** Start **
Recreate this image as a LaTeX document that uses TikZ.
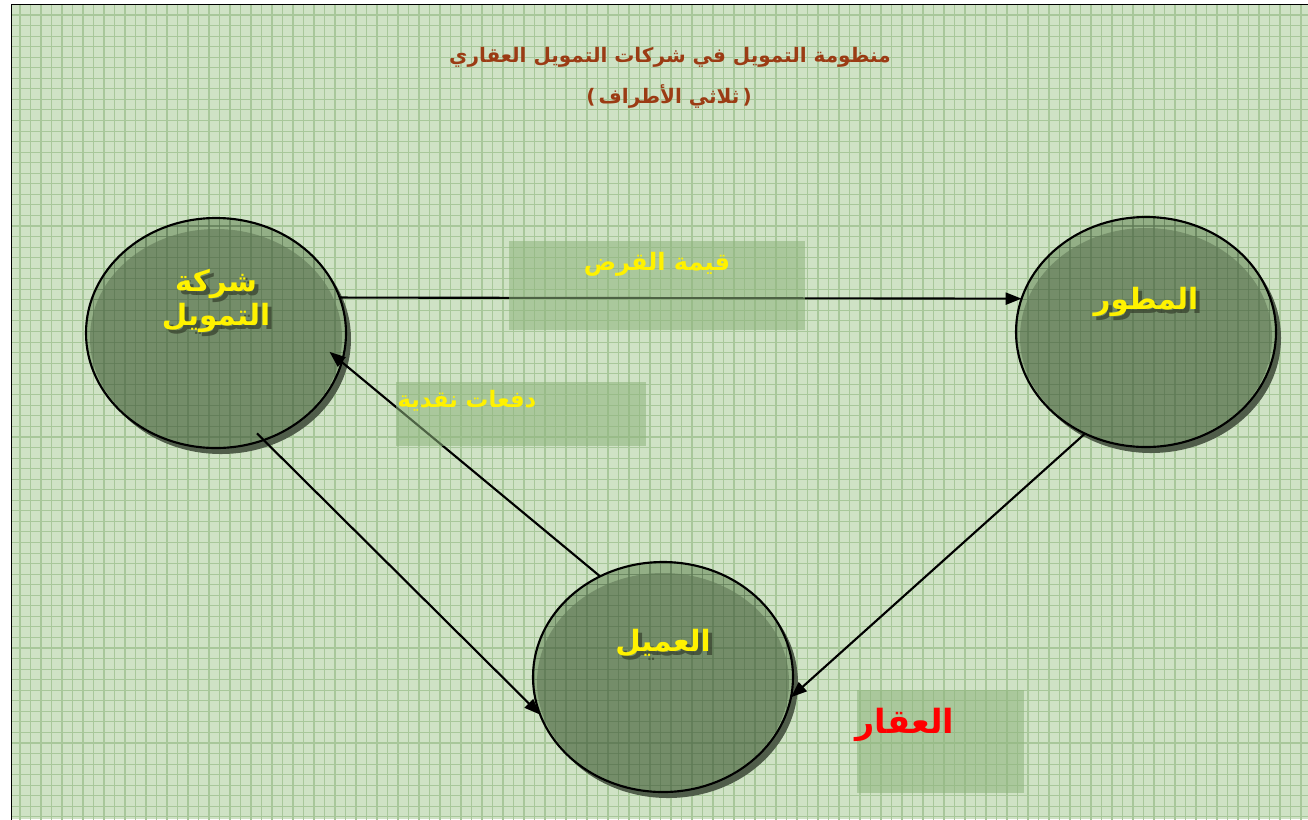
\documentclass[tikz,border=0pt]{standalone}
\usepackage{fontspec}
\usetikzlibrary{shapes.geometric,arrows.meta}
\newfontfamily\arabicfont[Script=Arabic]{DejaVu Sans}
\newfontfamily\latinfont{DejaVu Sans}
\TeXXeTstate=1
\definecolor{bgc}{HTML}{CFE2C5}
\definecolor{gridc}{HTML}{A8C79A}
\definecolor{darkgridc}{HTML}{5F7B56}
\definecolor{lightc}{HTML}{93AF86}
\definecolor{mainc}{HTML}{748D69}
\definecolor{shadowc}{HTML}{505D4A}
\definecolor{boxc}{HTML}{8DB47C}
\definecolor{titlec}{HTML}{9B3B14}
\definecolor{txtshc}{HTML}{38432F}
\newcommand\mygrid[1]{%
  \foreach \i in {0,...,124} {\draw[#1] ({9.5+10.5*\i},4) -- ({9.5+10.5*\i},830);}
  \foreach \j in {0,...,78} {\draw[#1] (11,{4.45+10.55*\j}) -- (1320,{4.45+10.55*\j});}
}
\newcommand\blob[3]{%
  \fill[shadowc] (#1+5,#2+6) ellipse (130 and 115);
  \fill[lightc] (#1,#2) ellipse (130 and 115);
  \fill[mainc] (#1,#2+5) ellipse (126 and 109);
  \begin{scope}
    \clip (#1,#2) ellipse (130 and 115);
    \mygrid{darkgrid}
  \end{scope}
  \node[blobnode] (#3) at (#1,#2) {};
}
\tikzset{
  gridline/.style={draw=gridc, line width=0.8pt},
  darkgrid/.style={draw=darkgridc, line width=0.8pt, opacity=0.75},
  blobnode/.style={ellipse, draw=black, line width=1.6pt, minimum width=195pt, minimum height=172.5pt, inner sep=0pt, outer sep=0pt},
  etxt/.style={text=yellow, font=\arabicfont\bfseries\fontsize{22}{30}\selectfont, align=center, inner sep=0pt},
  etxtsh/.style={etxt, text=txtshc, opacity=0.75},
  lbox/.style={fill=boxc, fill opacity=0.55, inner sep=0pt},
  ltxt/.style={text=yellow, font=\arabicfont\bfseries\fontsize{18}{20}\selectfont, inner sep=0pt},
  titletxt/.style={text=titlec, font=\arabicfont\bfseries\fontsize{15}{18}\selectfont, inner sep=0pt},
  arr/.style={draw=black, line width=1.6pt, -{Triangle[length=12pt,width=9pt]}}
}
\begin{document}
\begin{tikzpicture}[x=0.75pt,y=-0.75pt]
\useasboundingbox (0,0) rectangle (1308,819);
\fill[bgc] (11,4) rectangle (1308,819);
\begin{scope}
  \clip (11,4) rectangle (1308,819);
  \mygrid{gridline}
  \draw[black, line width=2.2pt] (11,4) rectangle (1320,830);
\end{scope}

% title
\node[titletxt] (title1) at (670,57) {\beginR منظومة التمويل في شركات التمويل العقاري\endR};
\node[titletxt] (title2) at (669,96) {{\latinfont (}\,\beginR ثلاثي الأطراف\endR\,{\latinfont )}};

% ellipses
\blob{216}{333}{fin}
\blob{1146}{332}{dev}
\blob{663}{677}{cli}

% ellipse texts
\node[etxtsh] (fintxtsh) at (220,305) {\beginR شركة\endR\\[-4pt]\beginR التمويل\endR};
\node[etxt] (fintxt) at (216,301) {\beginR شركة\endR\\[-4pt]\beginR التمويل\endR};
\node[etxtsh] (devtxtsh) at (1150,306) {\beginR المطور\endR};
\node[etxt] (devtxt) at (1146,302) {\beginR المطور\endR};
\node[etxtsh] (clitxtsh) at (667,647) {\beginR العميل\endR};
\node[etxt] (clitxt) at (663,643) {\beginR العميل\endR};

% connectors
\draw[arr] (fin.16) -- (dev.165);
\draw[arr, shorten >=-12pt] (cli.122) -- (fin.-13);
\draw[arr, shorten <=-7pt] (fin.-66) -- (cli.-163);
\draw[arr] (dev.-121.5) -- (cli.-9);

% label boxes
\node[lbox, minimum width=222pt, minimum height=66.75pt] (loanbox) at (657,285.5) {};
\node[lbox, minimum width=187.5pt, minimum height=48pt] (cashbox) at (521,414) {};
\node[lbox, minimum width=125.25pt, minimum height=77.25pt] (propbox) at (940.5,741.5) {};

\node[ltxt] (loantxt) at (657,264) {\beginR قيمة القرض\endR};
\node[ltxt, font=\arabicfont\bfseries\fontsize{17}{20}\selectfont] (cashtxt) at (467,401) {\beginR دفعات نقدية\endR};
\node[text=red, font=\arabicfont\bfseries\fontsize{25}{30}\selectfont, inner sep=0pt] (proptxt) at (905,725) {\beginR العقار\endR};
\end{tikzpicture}
\end{document}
** End **
§ **Written request**
Omit every picture while copying the listing above exactly.

§ **Task result**
Recreate this image as a LaTeX document that uses TikZ.
\documentclass[tikz,border=0pt]{standalone}
\usepackage{fontspec}
\usetikzlibrary{shapes.geometric,arrows.meta}
\newfontfamily\arabicfont[Script=Arabic]{DejaVu Sans}
\newfontfamily\latinfont{DejaVu Sans}
\TeXXeTstate=1
\definecolor{bgc}{HTML}{CFE2C5}
\definecolor{gridc}{HTML}{A8C79A}
\definecolor{darkgridc}{HTML}{5F7B56}
\definecolor{lightc}{HTML}{93AF86}
\definecolor{mainc}{HTML}{748D69}
\definecolor{shadowc}{HTML}{505D4A}
\definecolor{boxc}{HTML}{8DB47C}
\definecolor{titlec}{HTML}{9B3B14}
\definecolor{txtshc}{HTML}{38432F}
\newcommand\mygrid[1]{%
  \foreach \i in {0,...,124} {\draw[#1] ({9.5+10.5*\i},4) -- ({9.5+10.5*\i},830);}
  \foreach \j in {0,...,78} {\draw[#1] (11,{4.45+10.55*\j}) -- (1320,{4.45+10.55*\j});}
}
\newcommand\blob[3]{%
  \fill[shadowc] (#1+5,#2+6) ellipse (130 and 115);
  \fill[lightc] (#1,#2) ellipse (130 and 115);
  \fill[mainc] (#1,#2+5) ellipse (126 and 109);
  \begin{scope}
    \clip (#1,#2) ellipse (130 and 115);
    \mygrid{darkgrid}
  \end{scope}
  \node[blobnode] (#3) at (#1,#2) {};
}
\tikzset{
  gridline/.style={draw=gridc, line width=0.8pt},
  darkgrid/.style={draw=darkgridc, line width=0.8pt, opacity=0.75},
  blobnode/.style={ellipse, draw=black, line width=1.6pt, minimum width=195pt, minimum height=172.5pt, inner sep=0pt, outer sep=0pt},
  etxt/.style={text=yellow, font=\arabicfont\bfseries\fontsize{22}{30}\selectfont, align=center, inner sep=0pt},
  etxtsh/.style={etxt, text=txtshc, opacity=0.75},
  lbox/.style={fill=boxc, fill opacity=0.55, inner sep=0pt},
  ltxt/.style={text=yellow, font=\arabicfont\bfseries\fontsize{18}{20}\selectfont, inner sep=0pt},
  titletxt/.style={text=titlec, font=\arabicfont\bfseries\fontsize{15}{18}\selectfont, inner sep=0pt},
  arr/.style={draw=black, line width=1.6pt, -{Triangle[length=12pt,width=9pt]}}
}
\begin{document}
\begin{tikzpicture}[x=0.75pt,y=-0.75pt]
\useasboundingbox (0,0) rectangle (1308,819);
\fill[bgc] (11,4) rectangle (1308,819);
\begin{scope}
  \clip (11,4) rectangle (1308,819);
  \mygrid{gridline}
  \draw[black, line width=2.2pt] (11,4) rectangle (1320,830);
\end{scope}

% title
\node[titletxt] (title1) at (670,57) {\beginR منظومة التمويل في شركات التمويل العقاري\endR};
\node[titletxt] (title2) at (669,96) {{\latinfont (}\,\beginR ثلاثي الأطراف\endR\,{\latinfont )}};

% ellipses
\blob{216}{333}{fin}
\blob{1146}{332}{dev}
\blob{663}{677}{cli}

% ellipse texts
\node[etxtsh] (fintxtsh) at (220,305) {\beginR شركة\endR\\[-4pt]\beginR التمويل\endR};
\node[etxt] (fintxt) at (216,301) {\beginR شركة\endR\\[-4pt]\beginR التمويل\endR};
\node[etxtsh] (devtxtsh) at (1150,306) {\beginR المطور\endR};
\node[etxt] (devtxt) at (1146,302) {\beginR المطور\endR};
\node[etxtsh] (clitxtsh) at (667,647) {\beginR العميل\endR};
\node[etxt] (clitxt) at (663,643) {\beginR العميل\endR};

% connectors
\draw[arr] (fin.16) -- (dev.165);
\draw[arr, shorten >=-12pt] (cli.122) -- (fin.-13);
\draw[arr, shorten <=-7pt] (fin.-66) -- (cli.-163);
\draw[arr] (dev.-121.5) -- (cli.-9);

% label boxes
\node[lbox, minimum width=222pt, minimum height=66.75pt] (loanbox) at (657,285.5) {};
\node[lbox, minimum width=187.5pt, minimum height=48pt] (cashbox) at (521,414) {};
\node[lbox, minimum width=125.25pt, minimum height=77.25pt] (propbox) at (940.5,741.5) {};

\node[ltxt] (loantxt) at (657,264) {\beginR قيمة القرض\endR};
\node[ltxt, font=\arabicfont\bfseries\fontsize{17}{20}\selectfont] (cashtxt) at (467,401) {\beginR دفعات نقدية\endR};
\node[text=red, font=\arabicfont\bfseries\fontsize{25}{30}\selectfont, inner sep=0pt] (proptxt) at (905,725) {\beginR العقار\endR};
\end{tikzpicture}
\end{document}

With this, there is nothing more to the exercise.